И Марине казалось: только она вступит в них, как порочный круг гнева в ней разорвется, распылится на кучу слов, а возможно — слез. И она станет слабой, обессиленной.
Сейчас мы сильны своим отчаянием, верой и духом, думала Марина, но придет время, и мы станем сильными своей силой — той истинной силой, которая дремала все эти годы.
Да, нас сознательно ослабляли: развращали и разворовывали армию, разрушали и «сдавали своим» за бесценок промышленность, оттесняли последние копейки по науке, опускали ниже плинтуса культуру.
По сценарию, который четко вырисовался только сейчас, чиновничество разъедало страну изнутри, как жук-короед выедает сердцевину могучего дуба, оставляя под корой ствола гниль, чтобы было легче завалить его, разбить вдребезги и уничтожить.
Именно сейчас, несмотря на всю верную риторику речей и патетику событий, Марина с особым отвращением вспоминала какие-то мелочи, которые в настоящее время стали для нее особенно ненавистны.
Скажем, привычка одновременно есть из банок винегреты во время обеденного перерыва, надевать под брюки рваные колготки, а новые — класть в морозилку, чтобы носились дольше, устраивать грандиозные очереди в магазинах перед праздниками и выбрасывать половину накупленного на помойку, после этого показательно ходить в церковь на Пасху, чтобы вечером орать пьяные песни под гастрономом.

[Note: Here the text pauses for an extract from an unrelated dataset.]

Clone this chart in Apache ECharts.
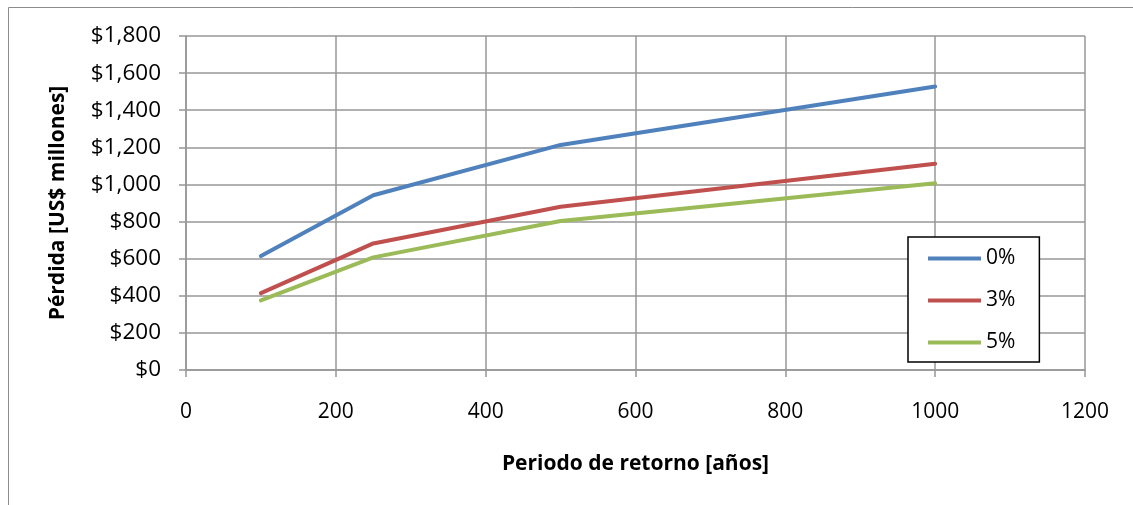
<!DOCTYPE html>
<html>
<head>
<meta charset="utf-8">
<script src="https://cdn.jsdelivr.net/npm/echarts@6/dist/echarts.min.js"></script>
<style>
  html, body { margin: 0; padding: 0; background: #ffffff; }
  #chart { width: 1133px; height: 505px; }
</style>
</head>
<body>
<div id="chart"></div>
<script>
// Return periods (years) and loss per discount rate (US$ millions)
const periods = [100, 250, 500, 1000];
const seriesNames = ['0%', '3%', '5%'];
const loss0 = [614, 942, 1213, 1528];
const loss3 = [414, 682, 880, 1112];
const loss5 = [375, 607, 803, 1006];
const colors = ['#4F81BD', '#C0504D', '#9BBB59'];

const font = 'Open Sans';
const grid = '#979797';

function pairs(ys) { return periods.map((x, i) => [x, ys[i]]); }

const chart = echarts.init(document.getElementById('chart'), null, { renderer: 'canvas' });

chart.setOption({
  animation: false,
  backgroundColor: '#ffffff',
  graphic: [{
    type: 'rect',
    shape: { x: 8.5, y: 7.5, width: 1140, height: 520 },
    style: { fill: 'none', stroke: '#8c8c8c', lineWidth: 1 },
    silent: true
  }],
  grid: { left: 186, right: 48, top: 36, bottom: 135, containLabel: false },
  legend: {
    orient: 'vertical',
    left: 908, top: 237,
    data: seriesNames,
    icon: 'rect',
    itemWidth: 53, itemHeight: 4,
    itemGap: 21,
    padding: [11, 24, 9, 20],
    backgroundColor: '#ffffff',
    borderColor: '#000000', borderWidth: 1.5, borderRadius: 0,
    textStyle: { fontFamily: font, fontSize: 21, color: '#000' }
  },
  xAxis: {
    type: 'value', min: 0, max: 1200, interval: 200,
    name: 'Periodo de retorno [años]',
    nameLocation: 'middle', nameGap: 84,
    nameTextStyle: { fontFamily: font, fontSize: 21, fontWeight: 'bold', color: '#000' },
    axisLine: { show: true, lineStyle: { color: grid, width: 1.5 } },
    axisTick: { show: true, length: 7, inside: false, lineStyle: { color: grid, width: 1.5 } },
    axisLabel: { fontFamily: font, fontSize: 21, color: '#000', margin: 32, formatter: v => String(v) },
    splitLine: { show: true, lineStyle: { color: grid, width: 1.5 } }
  },
  yAxis: {
    type: 'value', min: 0, max: 1800, interval: 200,
    name: 'Pérdida [US$ millones]',
    nameLocation: 'middle', nameGap: 117, nameRotate: 90,
    nameTextStyle: { fontFamily: font, fontSize: 21, fontWeight: 'bold', color: '#000' },
    axisLine: { show: true, lineStyle: { color: grid, width: 1.5 } },
    axisTick: { show: true, length: 7, inside: false, lineStyle: { color: grid, width: 1.5 } },
    axisLabel: {
      fontFamily: font, fontSize: 22.5, color: '#000', margin: 25,
      formatter: v => '$' + v.toLocaleString('en-US')
    },
    splitLine: { show: true, lineStyle: { color: grid, width: 1.5 } }
  },
  series: [loss0, loss3, loss5].map((ys, i) => ({
    name: seriesNames[i],
    type: 'line',
    data: pairs(ys),
    symbol: 'none',
    color: colors[i],
    lineStyle: { width: 4, color: colors[i], cap: 'round', join: 'round' },
    z: 3 - i
  }))
});
</script>
</body>
</html>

Смотреть по телевизору только «о смешном» или «про милицию».
Не думать.
Не читать.
Не стремиться к большему.
Таким был ее резиновый городок, откуда собирали и централизованно привозили в парк перед зданием Верховной Рады автобусы с рабочими и безработными, откровенными бандитами и равнодушными работниками, бывшими спортсменами-рэкетирами и простыми гражданами, которые хотели «увидеть столицу на шару».
…Противостояние перевалило за второй месяц.
И мирные демонстрации превратились в революцию.
Но чем она могла закончиться — никто не знал.
Зима была долгой.
Но в середине февраля взошло яркое, не зимнее солнце…
…Марина выскочила из Михайловского, куда утром побежала за лекарствами — там их было больше. А у нее «на пункте» заканчивалось обезболивающее. Прислушалась.
Издалека раздались какие-то новые звуки — похожие на те, что слышала в кино «про войну и немцев».
Не поверила: автоматные очереди, исходившие здалека, смешивались с завываниями сирен «скорых». Помчалась вниз, на ходу набрасывая медицинскую накидку и крепко зажимая под мышкой лекарства.
Какой- то совсем второстепенной мыслью поблагодарила неизвестную женщину за кроссовки — уже довольно грязные, потертые и перемазанные пеплом, но — крылатые.
Добралась до отеля «Казацкий» и застыла.
Да, вчера ночью здесь горел дом Профсоюзов, горели подбитые БТРы, наступали войска, снова сузив круг до сцены, но по той же магической формуле — «Не пройдут!» — не прошли. Говорили, что в «профсоюзах» заживо сгорели более тридцати раненых…
Но то, что увидела теперь, поразило, как не поражала ни одна из нереальных реалий, в которых жила эти два месяца: у «Казацкого» ровным рядом лежали убитые…
Их было много.
А сверху, с Институтской, сносили других. Клали рядом, накрывали одеялами и простынями, которые сочились кровью.
Сверху клали каски — оранжевые, зеленые, разрисованные — разные.
Но однозначно — хрупкие для настоящих пуль. Вокруг ходили священники, страшно выли женщины…
Ей надо было бежать вверх, туда, где небольшими когортами пробивались к Октябрьскому дворцу ребята.
Но ноги подкосились.
Села на бордюр.
Смотрела на пробитые каски и деревянные щиты. На то, как трепещут на мертвых руках живые записки — с фамилиями.
Очнулась от взгляда. Он пронзил ее всю, словно рентген.
Напротив почти в такой же застывшей позе сидела молодая женщина.